Instructions for the task >> Set down only those lines that fall from the line containing "Rebuild this chart" through the line containing "curve_label_db = [0.41, 1.99, 3.5, -2.09, -4.2, -8.9]", unchanged and without pictures.

Data listing >>
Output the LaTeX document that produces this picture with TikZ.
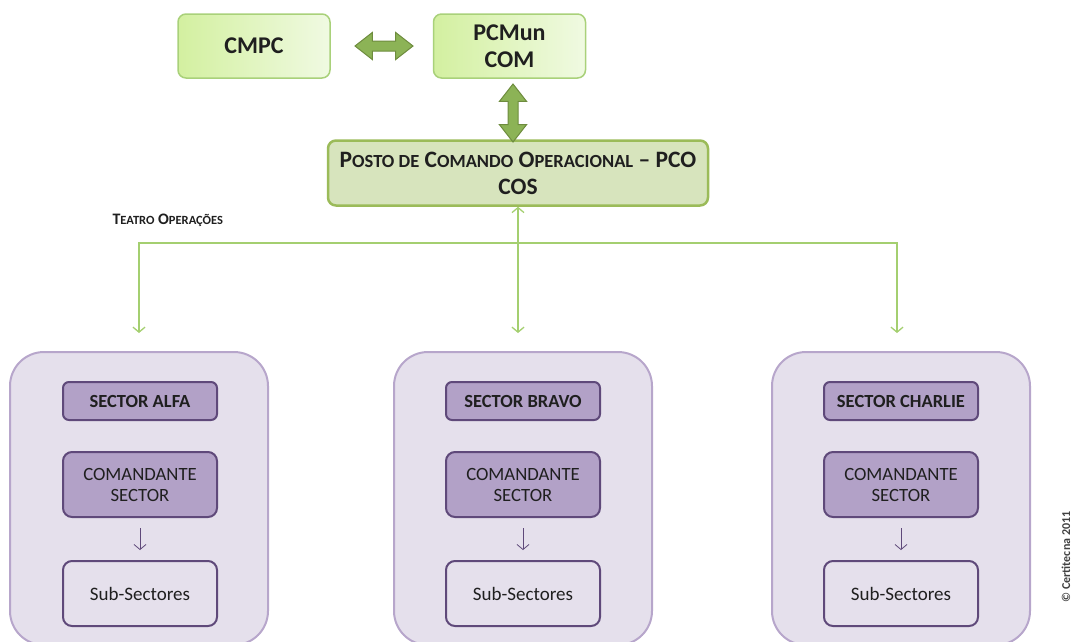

* * *

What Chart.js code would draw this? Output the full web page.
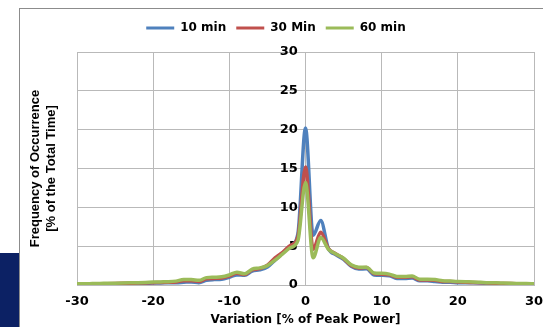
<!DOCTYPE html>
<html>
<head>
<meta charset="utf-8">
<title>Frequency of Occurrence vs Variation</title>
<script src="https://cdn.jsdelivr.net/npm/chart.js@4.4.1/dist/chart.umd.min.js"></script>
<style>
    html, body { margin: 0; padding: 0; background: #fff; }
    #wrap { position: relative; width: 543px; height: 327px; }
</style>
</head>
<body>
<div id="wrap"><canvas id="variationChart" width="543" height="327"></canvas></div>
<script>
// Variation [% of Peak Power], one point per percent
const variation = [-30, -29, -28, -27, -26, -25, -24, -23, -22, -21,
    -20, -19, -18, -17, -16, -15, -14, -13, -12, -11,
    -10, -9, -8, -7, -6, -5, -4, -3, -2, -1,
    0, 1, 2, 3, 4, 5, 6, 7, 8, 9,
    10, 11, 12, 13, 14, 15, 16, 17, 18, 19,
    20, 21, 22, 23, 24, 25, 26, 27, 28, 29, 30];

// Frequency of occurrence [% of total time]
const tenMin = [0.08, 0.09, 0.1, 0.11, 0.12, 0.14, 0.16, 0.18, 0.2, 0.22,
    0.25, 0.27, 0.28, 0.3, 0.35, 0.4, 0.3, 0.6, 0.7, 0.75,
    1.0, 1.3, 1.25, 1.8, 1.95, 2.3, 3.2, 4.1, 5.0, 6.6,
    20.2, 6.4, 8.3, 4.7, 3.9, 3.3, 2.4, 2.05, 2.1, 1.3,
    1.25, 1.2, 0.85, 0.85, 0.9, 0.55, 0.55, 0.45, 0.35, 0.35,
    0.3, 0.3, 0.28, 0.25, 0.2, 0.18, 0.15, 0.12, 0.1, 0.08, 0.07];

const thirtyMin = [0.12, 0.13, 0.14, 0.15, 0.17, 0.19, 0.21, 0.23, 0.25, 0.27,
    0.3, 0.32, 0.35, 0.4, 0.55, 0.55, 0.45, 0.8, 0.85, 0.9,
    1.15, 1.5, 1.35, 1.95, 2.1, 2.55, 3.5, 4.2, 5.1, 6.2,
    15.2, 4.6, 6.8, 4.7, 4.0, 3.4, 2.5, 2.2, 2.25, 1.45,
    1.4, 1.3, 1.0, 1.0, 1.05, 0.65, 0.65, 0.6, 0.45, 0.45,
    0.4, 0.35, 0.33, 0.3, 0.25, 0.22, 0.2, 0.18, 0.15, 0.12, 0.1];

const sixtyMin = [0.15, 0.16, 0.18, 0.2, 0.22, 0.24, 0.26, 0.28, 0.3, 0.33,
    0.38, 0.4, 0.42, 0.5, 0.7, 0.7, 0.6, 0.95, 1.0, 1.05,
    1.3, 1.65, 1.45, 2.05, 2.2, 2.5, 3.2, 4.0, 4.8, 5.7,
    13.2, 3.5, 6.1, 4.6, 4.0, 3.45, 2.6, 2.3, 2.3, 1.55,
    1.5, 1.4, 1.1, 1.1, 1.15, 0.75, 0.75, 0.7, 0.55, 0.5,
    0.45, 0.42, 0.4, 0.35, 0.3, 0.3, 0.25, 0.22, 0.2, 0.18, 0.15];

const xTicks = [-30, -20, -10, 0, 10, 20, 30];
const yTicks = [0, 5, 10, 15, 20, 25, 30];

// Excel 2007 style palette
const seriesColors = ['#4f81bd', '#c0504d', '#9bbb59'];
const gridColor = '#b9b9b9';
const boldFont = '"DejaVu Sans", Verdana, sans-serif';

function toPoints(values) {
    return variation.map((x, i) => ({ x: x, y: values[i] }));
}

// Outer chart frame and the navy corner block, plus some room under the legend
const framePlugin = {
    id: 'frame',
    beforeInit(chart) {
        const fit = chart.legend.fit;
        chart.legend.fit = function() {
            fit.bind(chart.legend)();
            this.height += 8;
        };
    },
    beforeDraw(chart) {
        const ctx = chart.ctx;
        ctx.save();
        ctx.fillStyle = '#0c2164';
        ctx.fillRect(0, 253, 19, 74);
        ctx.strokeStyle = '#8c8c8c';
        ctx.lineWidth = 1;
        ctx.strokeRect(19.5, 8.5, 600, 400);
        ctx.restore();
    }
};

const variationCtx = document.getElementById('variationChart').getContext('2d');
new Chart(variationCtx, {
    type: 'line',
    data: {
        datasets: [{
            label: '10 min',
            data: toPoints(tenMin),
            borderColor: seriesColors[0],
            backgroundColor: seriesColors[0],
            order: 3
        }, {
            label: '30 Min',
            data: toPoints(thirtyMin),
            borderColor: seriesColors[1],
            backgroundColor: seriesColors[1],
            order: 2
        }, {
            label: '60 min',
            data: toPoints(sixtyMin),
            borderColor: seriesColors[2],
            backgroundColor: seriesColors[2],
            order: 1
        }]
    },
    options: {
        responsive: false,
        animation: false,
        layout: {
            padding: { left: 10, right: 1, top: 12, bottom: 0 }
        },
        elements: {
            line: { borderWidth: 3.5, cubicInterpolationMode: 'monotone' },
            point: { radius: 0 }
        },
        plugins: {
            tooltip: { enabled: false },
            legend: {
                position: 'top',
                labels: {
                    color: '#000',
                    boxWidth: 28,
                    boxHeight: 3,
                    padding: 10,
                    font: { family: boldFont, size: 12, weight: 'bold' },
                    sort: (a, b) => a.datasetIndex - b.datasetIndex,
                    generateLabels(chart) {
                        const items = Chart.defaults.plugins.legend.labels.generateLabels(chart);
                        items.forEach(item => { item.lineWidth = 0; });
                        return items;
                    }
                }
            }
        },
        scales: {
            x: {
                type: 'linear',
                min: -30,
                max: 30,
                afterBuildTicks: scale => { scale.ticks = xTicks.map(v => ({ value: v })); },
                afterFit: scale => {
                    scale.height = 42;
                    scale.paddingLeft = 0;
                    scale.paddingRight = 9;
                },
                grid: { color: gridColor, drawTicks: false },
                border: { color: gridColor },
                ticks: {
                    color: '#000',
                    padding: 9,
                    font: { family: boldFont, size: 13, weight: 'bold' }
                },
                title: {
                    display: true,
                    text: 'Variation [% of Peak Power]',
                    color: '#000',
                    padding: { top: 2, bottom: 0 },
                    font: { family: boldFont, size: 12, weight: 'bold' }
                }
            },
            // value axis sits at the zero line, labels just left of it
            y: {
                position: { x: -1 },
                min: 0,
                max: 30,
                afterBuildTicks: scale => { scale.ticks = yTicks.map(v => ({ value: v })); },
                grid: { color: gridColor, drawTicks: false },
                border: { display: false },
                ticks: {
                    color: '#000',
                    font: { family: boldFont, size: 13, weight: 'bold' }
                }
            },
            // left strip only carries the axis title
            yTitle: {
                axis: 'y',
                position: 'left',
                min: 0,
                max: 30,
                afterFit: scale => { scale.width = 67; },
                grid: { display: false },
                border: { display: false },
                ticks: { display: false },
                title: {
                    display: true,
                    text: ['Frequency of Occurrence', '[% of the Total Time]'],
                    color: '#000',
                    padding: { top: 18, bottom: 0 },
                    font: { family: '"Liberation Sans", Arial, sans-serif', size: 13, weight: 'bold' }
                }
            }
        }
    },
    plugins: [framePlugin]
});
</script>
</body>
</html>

==

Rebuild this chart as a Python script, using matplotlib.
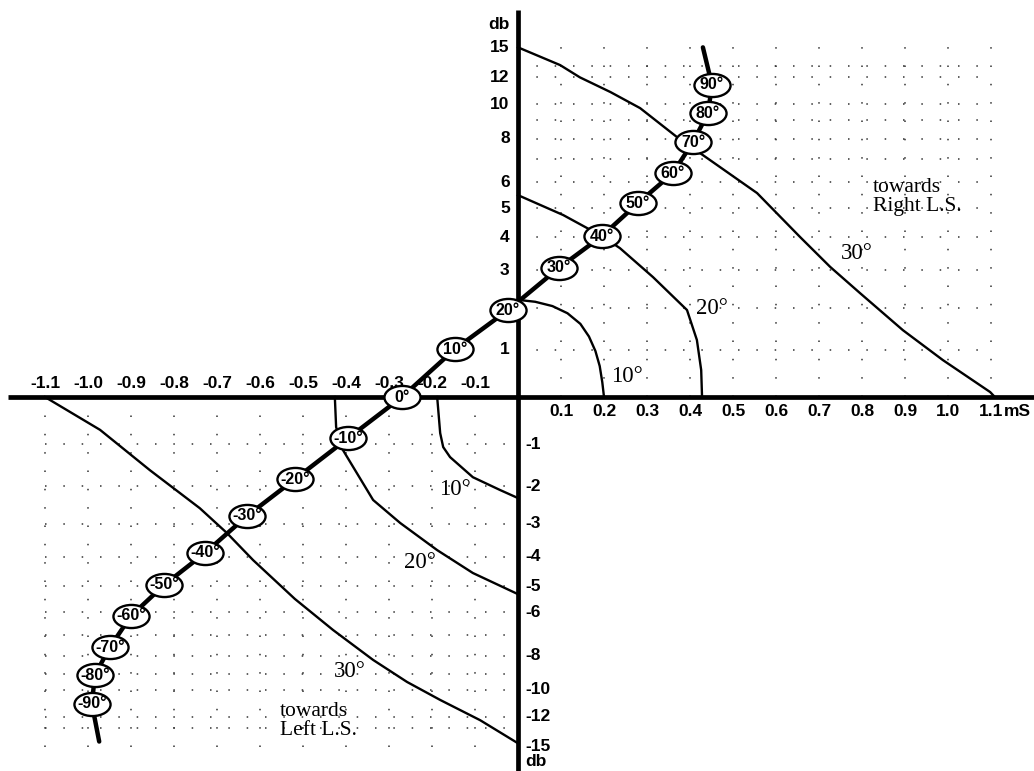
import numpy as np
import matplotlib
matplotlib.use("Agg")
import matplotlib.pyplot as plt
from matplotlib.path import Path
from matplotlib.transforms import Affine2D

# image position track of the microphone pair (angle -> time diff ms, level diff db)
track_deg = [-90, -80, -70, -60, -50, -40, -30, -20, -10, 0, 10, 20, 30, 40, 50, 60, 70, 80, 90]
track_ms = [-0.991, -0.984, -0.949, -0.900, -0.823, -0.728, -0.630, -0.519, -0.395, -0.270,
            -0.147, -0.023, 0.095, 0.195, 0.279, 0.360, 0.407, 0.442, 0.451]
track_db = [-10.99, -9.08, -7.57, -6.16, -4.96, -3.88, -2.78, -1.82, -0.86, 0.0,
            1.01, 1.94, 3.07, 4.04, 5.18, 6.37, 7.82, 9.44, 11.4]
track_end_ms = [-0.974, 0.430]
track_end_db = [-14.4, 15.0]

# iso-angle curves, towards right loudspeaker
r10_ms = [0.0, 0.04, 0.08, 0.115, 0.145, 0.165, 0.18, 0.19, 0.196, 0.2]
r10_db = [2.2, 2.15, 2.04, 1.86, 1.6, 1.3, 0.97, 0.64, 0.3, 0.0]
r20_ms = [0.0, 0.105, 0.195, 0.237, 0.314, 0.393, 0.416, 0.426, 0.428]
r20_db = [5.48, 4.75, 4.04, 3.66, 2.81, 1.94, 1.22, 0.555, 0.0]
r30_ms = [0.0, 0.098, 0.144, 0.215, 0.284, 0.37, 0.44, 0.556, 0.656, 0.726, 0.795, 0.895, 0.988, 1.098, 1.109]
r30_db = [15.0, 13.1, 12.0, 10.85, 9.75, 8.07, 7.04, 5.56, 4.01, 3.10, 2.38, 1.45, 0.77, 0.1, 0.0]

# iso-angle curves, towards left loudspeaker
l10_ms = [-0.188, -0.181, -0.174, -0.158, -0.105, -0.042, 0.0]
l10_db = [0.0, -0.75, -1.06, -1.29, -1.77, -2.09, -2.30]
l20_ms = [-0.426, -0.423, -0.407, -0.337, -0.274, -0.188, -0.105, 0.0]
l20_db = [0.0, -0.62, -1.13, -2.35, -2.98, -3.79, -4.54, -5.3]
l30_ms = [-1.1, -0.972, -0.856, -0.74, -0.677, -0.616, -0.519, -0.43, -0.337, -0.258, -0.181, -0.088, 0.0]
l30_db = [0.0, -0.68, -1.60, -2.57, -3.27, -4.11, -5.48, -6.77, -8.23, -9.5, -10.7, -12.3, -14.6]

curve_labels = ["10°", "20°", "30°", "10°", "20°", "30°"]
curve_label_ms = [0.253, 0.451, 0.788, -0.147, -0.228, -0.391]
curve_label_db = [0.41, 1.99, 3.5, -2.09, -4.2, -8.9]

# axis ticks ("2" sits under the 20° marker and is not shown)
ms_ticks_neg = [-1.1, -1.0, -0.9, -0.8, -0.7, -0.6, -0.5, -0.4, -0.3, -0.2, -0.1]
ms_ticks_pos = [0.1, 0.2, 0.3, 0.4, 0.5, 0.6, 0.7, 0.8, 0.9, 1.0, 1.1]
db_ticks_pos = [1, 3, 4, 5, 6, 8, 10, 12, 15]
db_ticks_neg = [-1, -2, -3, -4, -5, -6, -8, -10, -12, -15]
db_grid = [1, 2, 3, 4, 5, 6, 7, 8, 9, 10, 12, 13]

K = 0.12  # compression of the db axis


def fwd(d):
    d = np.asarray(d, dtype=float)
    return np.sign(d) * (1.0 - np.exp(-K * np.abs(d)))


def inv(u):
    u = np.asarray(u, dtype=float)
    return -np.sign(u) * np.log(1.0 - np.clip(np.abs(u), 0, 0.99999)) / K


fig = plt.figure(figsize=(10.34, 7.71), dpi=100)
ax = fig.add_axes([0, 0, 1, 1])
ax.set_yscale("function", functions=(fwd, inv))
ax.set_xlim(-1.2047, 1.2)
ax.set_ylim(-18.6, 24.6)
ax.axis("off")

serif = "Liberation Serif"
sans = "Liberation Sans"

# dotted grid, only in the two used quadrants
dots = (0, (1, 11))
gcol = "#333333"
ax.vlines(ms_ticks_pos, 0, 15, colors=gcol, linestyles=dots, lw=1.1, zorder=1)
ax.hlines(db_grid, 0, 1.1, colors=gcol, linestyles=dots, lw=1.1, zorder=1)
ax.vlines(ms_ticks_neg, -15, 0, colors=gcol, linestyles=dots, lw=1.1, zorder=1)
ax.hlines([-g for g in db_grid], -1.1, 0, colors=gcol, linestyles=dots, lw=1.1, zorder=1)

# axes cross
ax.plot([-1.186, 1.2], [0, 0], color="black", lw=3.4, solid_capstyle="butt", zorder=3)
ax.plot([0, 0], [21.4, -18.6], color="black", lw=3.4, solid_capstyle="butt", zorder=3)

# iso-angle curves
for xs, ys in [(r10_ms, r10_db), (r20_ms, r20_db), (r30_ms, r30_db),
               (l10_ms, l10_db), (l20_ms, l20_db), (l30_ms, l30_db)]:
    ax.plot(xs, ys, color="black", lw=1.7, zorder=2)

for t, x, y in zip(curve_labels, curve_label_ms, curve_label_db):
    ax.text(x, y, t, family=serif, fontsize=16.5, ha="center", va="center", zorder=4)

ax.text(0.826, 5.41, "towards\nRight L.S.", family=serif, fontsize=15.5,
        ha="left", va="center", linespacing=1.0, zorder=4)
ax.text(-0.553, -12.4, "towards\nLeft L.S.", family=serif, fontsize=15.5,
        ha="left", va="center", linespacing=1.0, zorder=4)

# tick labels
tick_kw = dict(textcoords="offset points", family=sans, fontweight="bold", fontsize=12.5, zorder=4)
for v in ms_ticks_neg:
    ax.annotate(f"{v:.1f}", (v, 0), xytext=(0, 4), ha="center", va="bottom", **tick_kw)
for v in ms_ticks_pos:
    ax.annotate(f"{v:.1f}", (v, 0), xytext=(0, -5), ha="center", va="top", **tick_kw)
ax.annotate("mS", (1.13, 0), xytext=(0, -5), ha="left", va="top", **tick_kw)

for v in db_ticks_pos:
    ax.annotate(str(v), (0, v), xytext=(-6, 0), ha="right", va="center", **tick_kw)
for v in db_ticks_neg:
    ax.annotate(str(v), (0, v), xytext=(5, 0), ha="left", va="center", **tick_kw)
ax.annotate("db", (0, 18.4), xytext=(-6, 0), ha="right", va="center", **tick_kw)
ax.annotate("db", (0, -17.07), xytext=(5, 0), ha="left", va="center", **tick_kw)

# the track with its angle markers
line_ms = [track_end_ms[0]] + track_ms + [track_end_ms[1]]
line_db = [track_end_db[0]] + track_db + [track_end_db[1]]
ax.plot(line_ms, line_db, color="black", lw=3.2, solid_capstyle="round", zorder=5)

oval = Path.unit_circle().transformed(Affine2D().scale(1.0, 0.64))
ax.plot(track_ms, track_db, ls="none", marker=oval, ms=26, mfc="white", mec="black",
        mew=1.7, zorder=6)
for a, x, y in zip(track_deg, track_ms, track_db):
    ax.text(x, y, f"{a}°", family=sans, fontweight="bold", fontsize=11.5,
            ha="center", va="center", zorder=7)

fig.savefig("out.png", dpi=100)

Problem solution >>
Rebuild this chart as a Python script, using matplotlib.
import numpy as np
import matplotlib
matplotlib.use("Agg")
import matplotlib.pyplot as plt
from matplotlib.path import Path
from matplotlib.transforms import Affine2D

# image position track of the microphone pair (angle -> time diff ms, level diff db)
track_deg = [-90, -80, -70, -60, -50, -40, -30, -20, -10, 0, 10, 20, 30, 40, 50, 60, 70, 80, 90]
track_ms = [-0.991, -0.984, -0.949, -0.900, -0.823, -0.728, -0.630, -0.519, -0.395, -0.270,
            -0.147, -0.023, 0.095, 0.195, 0.279, 0.360, 0.407, 0.442, 0.451]
track_db = [-10.99, -9.08, -7.57, -6.16, -4.96, -3.88, -2.78, -1.82, -0.86, 0.0,
            1.01, 1.94, 3.07, 4.04, 5.18, 6.37, 7.82, 9.44, 11.4]
track_end_ms = [-0.974, 0.430]
track_end_db = [-14.4, 15.0]

# iso-angle curves, towards right loudspeaker
r10_ms = [0.0, 0.04, 0.08, 0.115, 0.145, 0.165, 0.18, 0.19, 0.196, 0.2]
r10_db = [2.2, 2.15, 2.04, 1.86, 1.6, 1.3, 0.97, 0.64, 0.3, 0.0]
r20_ms = [0.0, 0.105, 0.195, 0.237, 0.314, 0.393, 0.416, 0.426, 0.428]
r20_db = [5.48, 4.75, 4.04, 3.66, 2.81, 1.94, 1.22, 0.555, 0.0]
r30_ms = [0.0, 0.098, 0.144, 0.215, 0.284, 0.37, 0.44, 0.556, 0.656, 0.726, 0.795, 0.895, 0.988, 1.098, 1.109]
r30_db = [15.0, 13.1, 12.0, 10.85, 9.75, 8.07, 7.04, 5.56, 4.01, 3.10, 2.38, 1.45, 0.77, 0.1, 0.0]

# iso-angle curves, towards left loudspeaker
l10_ms = [-0.188, -0.181, -0.174, -0.158, -0.105, -0.042, 0.0]
l10_db = [0.0, -0.75, -1.06, -1.29, -1.77, -2.09, -2.30]
l20_ms = [-0.426, -0.423, -0.407, -0.337, -0.274, -0.188, -0.105, 0.0]
l20_db = [0.0, -0.62, -1.13, -2.35, -2.98, -3.79, -4.54, -5.3]
l30_ms = [-1.1, -0.972, -0.856, -0.74, -0.677, -0.616, -0.519, -0.43, -0.337, -0.258, -0.181, -0.088, 0.0]
l30_db = [0.0, -0.68, -1.60, -2.57, -3.27, -4.11, -5.48, -6.77, -8.23, -9.5, -10.7, -12.3, -14.6]

curve_labels = ["10°", "20°", "30°", "10°", "20°", "30°"]
curve_label_ms = [0.253, 0.451, 0.788, -0.147, -0.228, -0.391]
curve_label_db = [0.41, 1.99, 3.5, -2.09, -4.2, -8.9]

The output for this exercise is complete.